Appalling Conditions

The state Department of Labor last week revealed that over 34,000 women and children were employed for less than $6 a week working over 40 hours.

It also reported that over 292,000 women were employed at less than $17 a week, which is considered the minimum wage necessary to stave off starvation.

Over 326,000 are employed at starvation wages in New Jersey! Magnificent prospects for profits!

Just as the open shop South threatens the unions in the Northern states because of lower wage levels etc., the Jersey sweatshops not only exploit their own employees but drag down wage scales in nearby areas, especially New York, whose “runaway” factories have settled in Hague’s domain.

Even though the deepening of the crisis makes organizing campaigns infinitely more difficult, the C.I.O. is seeking to smash through the dictatorship over the sweatshops.

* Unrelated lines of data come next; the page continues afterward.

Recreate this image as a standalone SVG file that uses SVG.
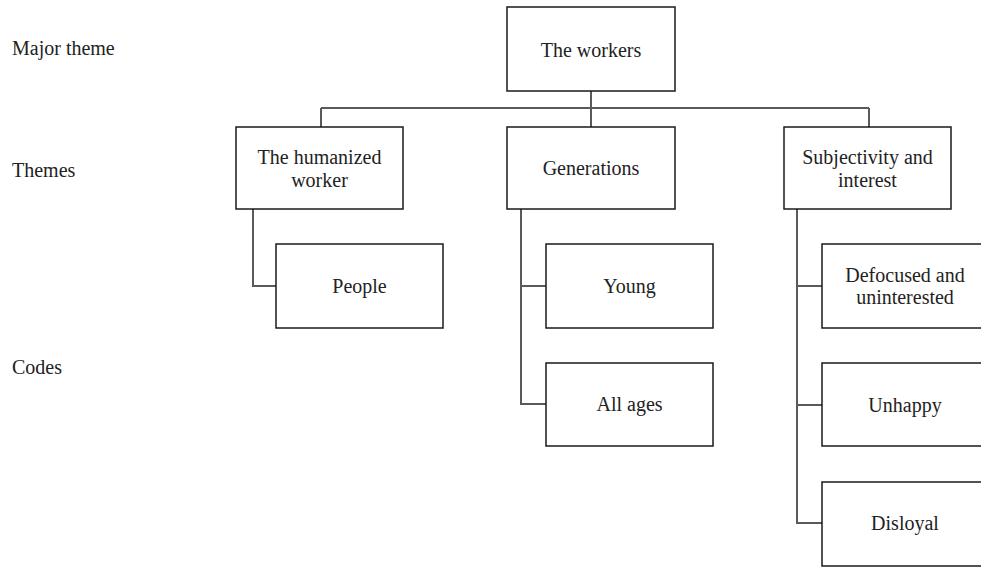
<svg xmlns="http://www.w3.org/2000/svg" width="981" height="567" viewBox="0 0 981 567">
<style>
.box{fill:#fff;stroke:#1a1a1a;stroke-width:1.5}
.conn{fill:none;stroke:#5a5a5a;stroke-width:2}
.t{font-family:'Liberation Serif','DejaVu Serif','Times New Roman',Times,serif;font-size:20px;fill:#222}
.c{text-anchor:middle}
</style>
<rect width="981" height="567" fill="#fff"/>
<g id="levels" class="t">
<text x="12" y="55">Major theme</text>
<text x="12" y="177">Themes</text>
<text x="12" y="374">Codes</text>
</g>
<g id="connectors">
<path class="conn" d="M591 91V127M321 108H869M321 108V127M869 108V127"/>
<path class="conn" d="M253 209V286H276"/>
<path class="conn" d="M521 209V404H546M521 286H546"/>
<path class="conn" d="M797 209V523H822M797 286H822M797 405H822"/>
</g>
<g class="t">
<g id="n-workers"><rect class="box" x="507" y="7" width="168" height="84"/><text class="c" x="591" y="57">The workers</text></g>
<g id="n-humanized"><rect class="box" x="236" y="127" width="167" height="82"/><text class="c" x="319.5" y="164">The humanized</text><text class="c" x="319.5" y="187">worker</text></g>
<g id="n-generations"><rect class="box" x="507" y="127" width="168" height="82"/><text class="c" x="591" y="175">Generations</text></g>
<g id="n-subjectivity"><rect class="box" x="784" y="127" width="167" height="82"/><text class="c" x="867.5" y="164">Subjectivity and</text><text class="c" x="867.5" y="187">interest</text></g>
<g id="n-people"><rect class="box" x="276" y="244" width="167" height="84"/><text class="c" x="359.5" y="293">People</text></g>
<g id="n-young"><rect class="box" x="546" y="244" width="167" height="84"/><text class="c" x="629.5" y="293">Young</text></g>
<g id="n-allages"><rect class="box" x="546" y="363" width="167" height="83"/><text class="c" x="629.5" y="411">All ages</text></g>
<g id="n-defocused"><rect class="box" x="822" y="244" width="167" height="84"/><text class="c" x="905" y="282">Defocused and</text><text class="c" x="905" y="304">uninterested</text></g>
<g id="n-unhappy"><rect class="box" x="822" y="363" width="167" height="83"/><text class="c" x="905" y="412">Unhappy</text></g>
<g id="n-disloyal"><rect class="box" x="822" y="482" width="167" height="84"/><text class="c" x="905" y="530">Disloyal</text></g>
</g>
</svg>
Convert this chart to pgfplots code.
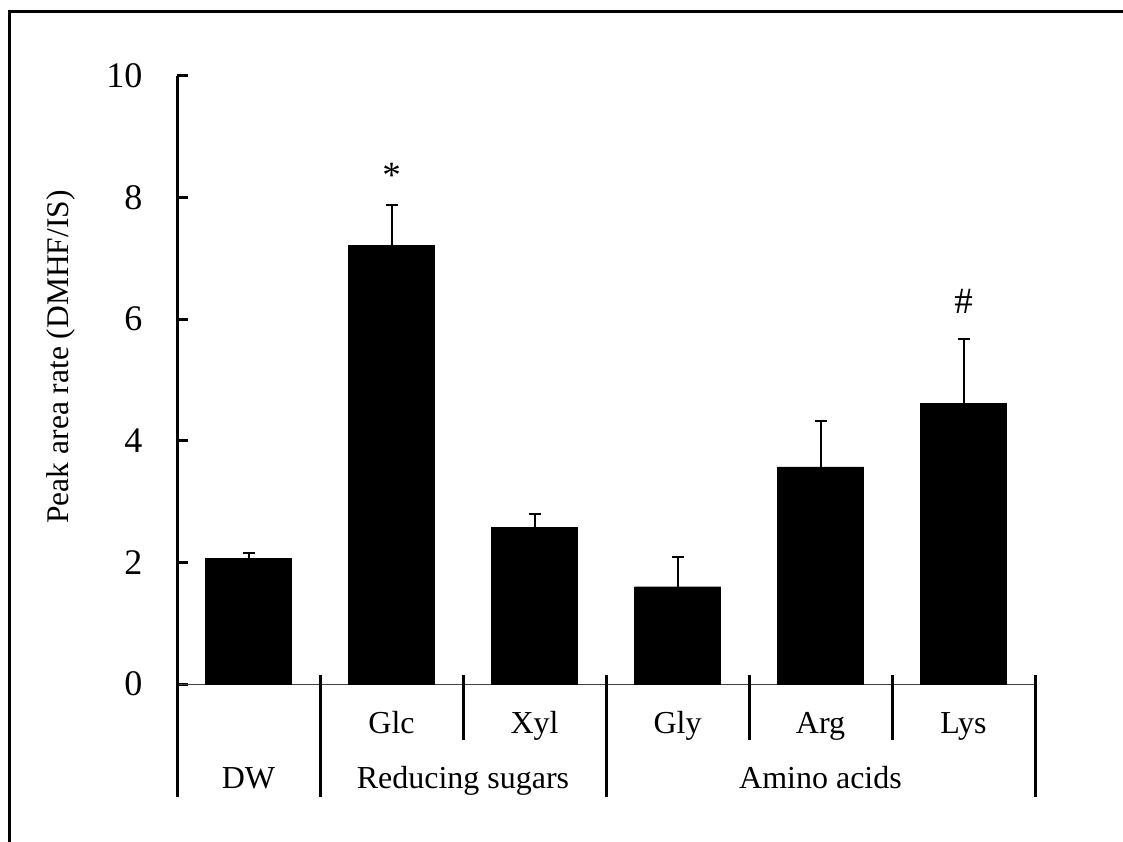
\documentclass[border=0pt]{standalone}
\usepackage{pgfplots}
\pgfplotsset{compat=1.18}
\usepackage{fontspec}
\setmainfont{Liberation Serif}

% Peak area rate of DMHF relative to internal standard, mean + SD
\pgfplotstableread{
x y e
0 2.07 0.08
1 7.21 0.67
2 2.58 0.22
3 1.60 0.49
4 3.57 0.76
5 4.62 1.05
}\peakdata

\newcommand\bigfont{\fontsize{32}{38}\selectfont}
\newcommand\markfont{\fontsize{37}{44}\selectfont}

\begin{document}
\begin{tikzpicture}[x=1pt,y=1pt]
\useasboundingbox (0,0) rectangle (1123,841);
% outer frame (top and left edges)
\draw[line width=3pt] (9.5,-20) -- (9.5,829.5) -- (1150,829.5);
\begin{axis}[
  at={(177pt,157pt)}, anchor=south west,
  scale only axis, width=858pt, height=608pt,
  xmin=-0.5, xmax=5.5, ymin=0, ymax=10,
  axis lines=left,
  axis line style={-},
  x axis line style={line width=1pt, black!75},
  y axis line style={line width=3pt, black},
  ytick={0,2,...,10}, xtick=\empty,
  tick align=inside, major tick length=11pt,
  ytick style={line width=3pt, black},
  yticklabel style={font=\fontsize{36}{42}\selectfont, xshift=-31pt},
  /pgf/number format/assume math mode=true,
  ybar, bar width=86pt,
  clip=false,
]
\addplot[fill=black, draw=black,
  error bars/.cd, y dir=plus, y explicit,
  error bar style={line width=2pt, black},
  error mark options={rotate=90, mark size=6pt, line width=2pt, black}]
  table[x=x, y=y, y error=e] {\peakdata};

% significance marks
\node[anchor=north, inner sep=0pt, font=\markfont] at (axis cs:1,8.57) {*};
\node[anchor=base, inner sep=0pt, font=\markfont] at (axis cs:5,6.10) {\#};

% category separators below the axis
\draw[line width=3pt] (axis cs:-0.5,0) -- ([yshift=-113pt]axis cs:-0.5,0);
\draw[line width=3pt] ([yshift=9pt]axis cs:0.5,0) -- ([yshift=-113pt]axis cs:0.5,0);
\draw[line width=3pt] ([yshift=9pt]axis cs:2.5,0) -- ([yshift=-113pt]axis cs:2.5,0);
\draw[line width=3pt] ([yshift=9pt]axis cs:5.5,0) -- ([yshift=-113pt]axis cs:5.5,0);
\draw[line width=3pt] ([yshift=9pt]axis cs:1.5,0) -- ([yshift=-56pt]axis cs:1.5,0);
\draw[line width=3pt] ([yshift=9pt]axis cs:3.5,0) -- ([yshift=-56pt]axis cs:3.5,0);
\draw[line width=3pt] ([yshift=9pt]axis cs:4.5,0) -- ([yshift=-56pt]axis cs:4.5,0);

% first row of category labels
\node[anchor=base, font=\bigfont, yshift=-49pt] at (axis cs:1,0) {Glc};
\node[anchor=base, font=\bigfont, yshift=-49pt] at (axis cs:2,0) {Xyl};
\node[anchor=base, font=\bigfont, yshift=-49pt] at (axis cs:3,0) {Gly};
\node[anchor=base, font=\bigfont, yshift=-49pt] at (axis cs:4,0) {Arg};
\node[anchor=base, font=\bigfont, yshift=-49pt] at (axis cs:5,0) {Lys};
% second row of group labels
\node[anchor=base, font=\bigfont, yshift=-104pt] at (axis cs:0,0) {DW};
\node[anchor=base, font=\bigfont, yshift=-104pt] at (axis cs:1.5,0) {Reducing sugars};
\node[anchor=base, font=\bigfont, yshift=-104pt] at (axis cs:4,0) {Amino acids};

% y-axis title
\node[rotate=90, font=\fontsize{31.5}{37}\selectfont] at ([xshift=-116pt]axis cs:-0.5,5.38) {Peak area rate (DMHF/IS)};
\end{axis}
\end{tikzpicture}
\end{document}
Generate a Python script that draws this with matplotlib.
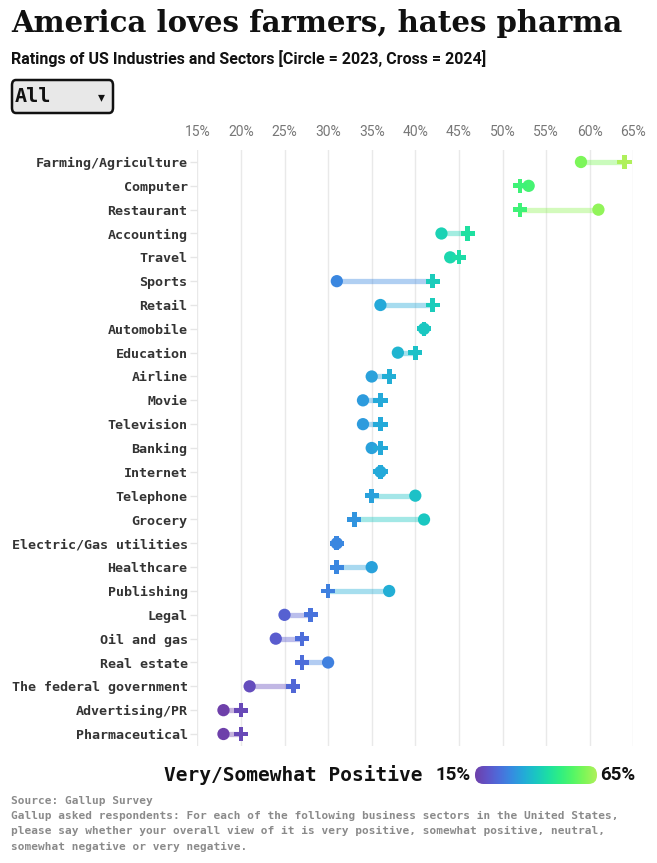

One of the leading militants in the C.I.O., Bill Carney, veteran of the Goodyear and General Motors strikes, is directing the C.I.O. campaign in New Jersey.
 

“Underground” Organizing

While the various legal moves of the C.I.O. have been receiving the bulk of the publicity in the drive, the chief work of the C.I.O. organisers remains in carrying out “underground” organizational activity in Jersey City.

Until the workers of Jersey City themselves can be placed in struggles against the Hague machine and the employers whom he represents, the C.I.O. campaign cannot assume major proportions.

Legal battles against Hague have been won, time and again, but he merely ignores the court decisions, with the silent approval of the judges who took office as his men.

The outstanding lesson to date of the Jersey City situation is that the workers who voted Democratic because Roosevelt and his administration pretended to be “friends of labor’’ were deceived and are beginning to realize it.

The sentiment for a labor party is partly based in Jersey on the fact that the workers see they cannot get anything by tagging along with the capitalist parties, Republican or Democratic.

In fighting to smash the dictatorship of Hague and the Democratic machine, the workers learn that until capitalism itself is destroyed the sweatshops will remain.